:: SUPPLIED ENTRIES ::
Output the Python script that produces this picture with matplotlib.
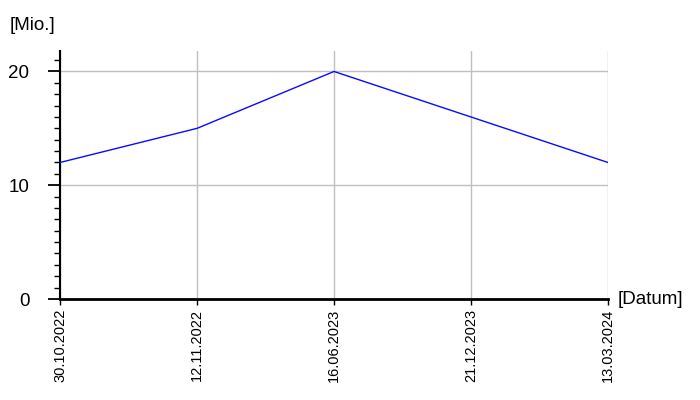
import matplotlib.pyplot as plt
from matplotlib.ticker import MultipleLocator

plt.rcParams['font.family'] = ['Liberation Sans', 'DejaVu Sans']

datum = ["30.10.2022", "12.11.2022", "16.06.2023", "21.12.2023", "13.03.2024"]
werte = [12, 15, 20, 16, 12]

fig = plt.figure(figsize=(7, 4), dpi=100)
ax = fig.add_axes([60/700, 101/400, 548/700, 248/400])

x = list(range(len(datum)))
ax.plot(x, werte, color="#0a0aff", linewidth=1.0, zorder=3)

ax.set_xlim(0, len(datum) - 1)
ax.set_ylim(0, 21.8)
ax.set_xticks(x)
ax.set_xticklabels(datum, rotation=90, fontsize=10.5)
ax.set_yticks([0, 10, 20])
ax.yaxis.set_minor_locator(MultipleLocator(1))
ax.tick_params(axis="y", labelsize=13.5, length=9, width=1.3, pad=13)
ax.tick_params(axis="y", which="minor", length=4, width=1.0)
ax.tick_params(axis="x", length=4, width=1.0, pad=3)

ax.grid(True, color="#c0c0c0", linewidth=1.0)
ax.set_axisbelow(True)
for s in ["top", "right"]:
    ax.spines[s].set_visible(False)
ax.spines["left"].set_linewidth(1.5)
ax.spines["bottom"].set_linewidth(2)

fig.text(10/700, 1 - 26/400, "[Mio.]", fontsize=13.5, va="center", ha="left")
fig.text(618/700, 1 - 299/400, "[Datum]", fontsize=13.5, va="center", ha="left")

fig.savefig("out.png", dpi=100)
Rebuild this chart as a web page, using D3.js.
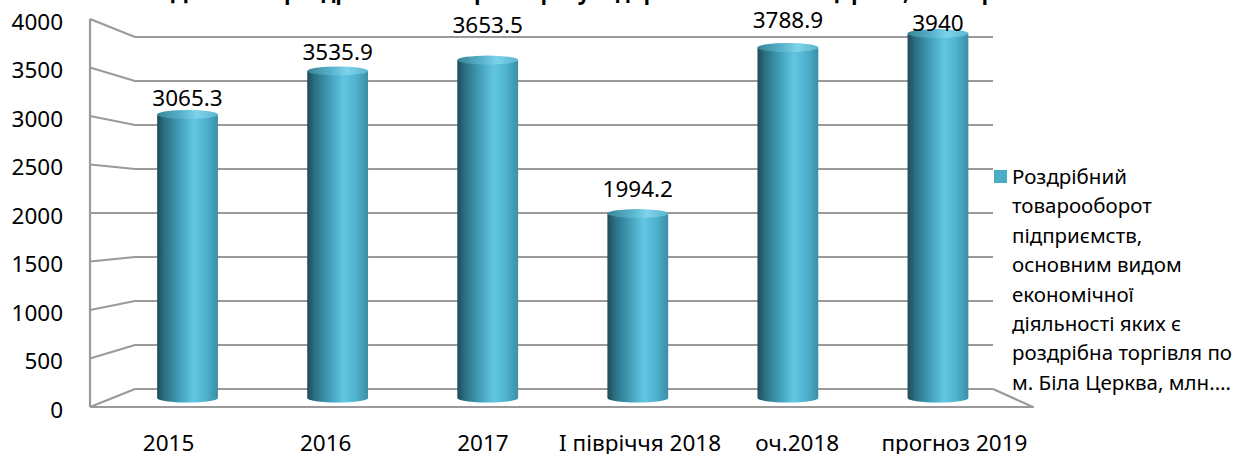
<!DOCTYPE html>
<html>
<head>
<meta charset="utf-8">
<script src="https://cdn.jsdelivr.net/npm/d3@7"></script>
<style>
  html, body { margin: 0; padding: 0; background: #fff; }
  svg { display: block; font-family: "Noto Sans", "DejaVu Sans", sans-serif; }
</style>
</head>
<body>
<svg id="chart" width="1239" height="454"></svg>
<script>
// ---------- data ----------
const categories = ["2015", "2016", "2017", "I півріччя 2018", "оч.2018", "прогноз 2019"];
const values = [3065.3, 3535.9, 3653.5, 1994.2, 3788.9, 3940];
const valueLabels = ["3065.3", "3535.9", "3653.5", "1994.2", "3788.9", "3940"];
const yTicks = [0, 500, 1000, 1500, 2000, 2500, 3000, 3500, 4000];
const yTickLabels = ["0", "500", "1000", "1500", "2000", "2500", "3000", "3500", "4000"];
const legendLines = ["Роздрібний", "товарооборот", "підприємств,", "основним видом",
  "економічної", "діяльності яких є", "роздрібна торгівля по", "м. Біла Церква, млн.…"];
const titleText = "Динаміка роздрібного товарообороту підприємств м. Біла Церква, млн. грн";

// ---------- layout (not data) ----------
const labelLift = [17, 19, 36, 25, 28, 11];   // Excel-like 3D label placement above bar tops

const svg = d3.select("#chart");
const defs = svg.append("defs");

// perspective-ish planes: front edge, bar mid-plane, back wall
const yFront = d3.scaleLinear().domain([0, 4000]).range([407, 19]);
const yBack  = d3.scaleLinear().domain([0, 4000]).range([389, 37]);
const yBar   = d3.scaleLinear().domain([0, 4000]).range([398, 28]);
const xFront = d3.scaleBand().domain(categories).range([90, 1033]);
const xBar   = d3.scaleBand().domain(categories).range([112.5, 1013])
                 .paddingInner(0.595).paddingOuter(0.2975);
const wallX0 = 90, wallX1 = 135, backRight = 993, frontRight = 1033;

// gradients
const gBody = defs.append("linearGradient").attr("id", "gBody")
  .attr("x1", "0%").attr("x2", "100%").attr("y1", "0%").attr("y2", "0%");
[["0%", "#1f4a57"], ["12%", "#2b6f82"], ["35%", "#3f9bb5"], ["60%", "#62c6e3"],
 ["80%", "#4fb2ce"], ["100%", "#3b8fa6"]].forEach(([o, c]) =>
  gBody.append("stop").attr("offset", o).attr("stop-color", c));
const gTop = defs.append("linearGradient").attr("id", "gTop")
  .attr("x1", "0%").attr("x2", "100%").attr("y1", "0%").attr("y2", "0%");
[["0%", "#3a8599"], ["40%", "#58b3cc"], ["65%", "#7dd3ea"], ["100%", "#5bb6cf"]].forEach(([o, c]) =>
  gTop.append("stop").attr("offset", o).attr("stop-color", c));

// ---------- title (cut off at top, only descenders visible) ----------
svg.append("text")
  .attr("x", 590).attr("y", 0)
  .attr("text-anchor", "middle")
  .attr("font-weight", "bold").attr("font-size", 22)
  .attr("textLength", 838).attr("lengthAdjust", "spacingAndGlyphs")
  .attr("fill", "#000")
  .text(titleText);

// ---------- walls & grid ----------
const gridColor = "#9a9a9a";
const grid = svg.append("g").attr("fill", "none").attr("stroke", gridColor)
  .attr("stroke-width", 2.2).attr("stroke-linejoin", "round");

yTicks.forEach(v => {
  grid.append("path")
    .attr("d", `M${wallX0},${yFront(v)}L${wallX1},${yBack(v)}L${backRight},${yBack(v)}`);
});
grid.append("path").attr("d", `M${wallX0},${yFront(4000)}L${wallX0},${yFront(0)}`);
grid.append("path")
  .attr("d", `M${wallX0},${yFront(0)}L${frontRight},${yFront(0)}L${backRight},${yBack(0)}`);

// ---------- y axis labels ----------
svg.append("g").selectAll("text").data(yTicks).join("text")
  .attr("x", 63).attr("y", d => yFront(d) + 2)
  .attr("text-anchor", "end").attr("dominant-baseline", "central")
  .attr("font-size", 22.5).attr("fill", "#000")
  .text((d, i) => yTickLabels[i]);

// ---------- bars (cylinders) ----------
const ry = 4.5;
const bars = svg.append("g").selectAll("g").data(values).join("g");
bars.each(function (v, i) {
  const g = d3.select(this);
  const x0 = xBar(categories[i]), w = xBar.bandwidth(), x1 = x0 + w, rx = w / 2;
  const yt = yBar(v), yb = yBar(0);
  g.append("path")
    .attr("d", `M${x0},${yt}L${x0},${yb}A${rx},${ry} 0 0 0 ${x1},${yb}L${x1},${yt}Z`)
    .attr("fill", "url(#gBody)");
  g.append("ellipse")
    .attr("cx", x0 + rx).attr("cy", yt).attr("rx", rx).attr("ry", ry)
    .attr("fill", "url(#gTop)");
});

// ---------- value labels ----------
svg.append("g").selectAll("text").data(values).join("text")
  .attr("x", (d, i) => xBar(categories[i]) + xBar.bandwidth() / 2)
  .attr("y", (d, i) => yBar(d) - labelLift[i])
  .attr("text-anchor", "middle").attr("dominant-baseline", "central")
  .attr("font-size", 22.5).attr("fill", "#000")
  .text((d, i) => valueLabels[i]);

// ---------- category labels ----------
svg.append("g").selectAll("text").data(categories).join("text")
  .attr("x", d => xFront(d) + xFront.bandwidth() / 2)
  .attr("y", 442)
  .attr("text-anchor", "middle").attr("dominant-baseline", "central")
  .attr("font-size", 22.5).attr("fill", "#000")
  .text(d => d);

// ---------- legend ----------
const lg = svg.append("g");
lg.append("rect").attr("x", 994).attr("y", 170).attr("width", 13).attr("height", 13)
  .attr("fill", "#4bacc6");
lg.selectAll("text").data(legendLines).join("text")
  .attr("x", 1012).attr("y", (d, i) => 176 + i * 29.4)
  .attr("dominant-baseline", "central")
  .attr("font-size", 20.5).attr("fill", "#000")
  .text(d => d);
</script>
</body>
</html>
:::
Copy the records above from the first line through the line containing "length=4, width=1.0, pad=3)", both included, and leave out any pictures.

Output the Python script that produces this picture with matplotlib.
import matplotlib.pyplot as plt
from matplotlib.ticker import MultipleLocator

plt.rcParams['font.family'] = ['Liberation Sans', 'DejaVu Sans']

datum = ["30.10.2022", "12.11.2022", "16.06.2023", "21.12.2023", "13.03.2024"]
werte = [12, 15, 20, 16, 12]

fig = plt.figure(figsize=(7, 4), dpi=100)
ax = fig.add_axes([60/700, 101/400, 548/700, 248/400])

x = list(range(len(datum)))
ax.plot(x, werte, color="#0a0aff", linewidth=1.0, zorder=3)

ax.set_xlim(0, len(datum) - 1)
ax.set_ylim(0, 21.8)
ax.set_xticks(x)
ax.set_xticklabels(datum, rotation=90, fontsize=10.5)
ax.set_yticks([0, 10, 20])
ax.yaxis.set_minor_locator(MultipleLocator(1))
ax.tick_params(axis="y", labelsize=13.5, length=9, width=1.3, pad=13)
ax.tick_params(axis="y", which="minor", length=4, width=1.0)
ax.tick_params(axis="x", length=4, width=1.0, pad=3)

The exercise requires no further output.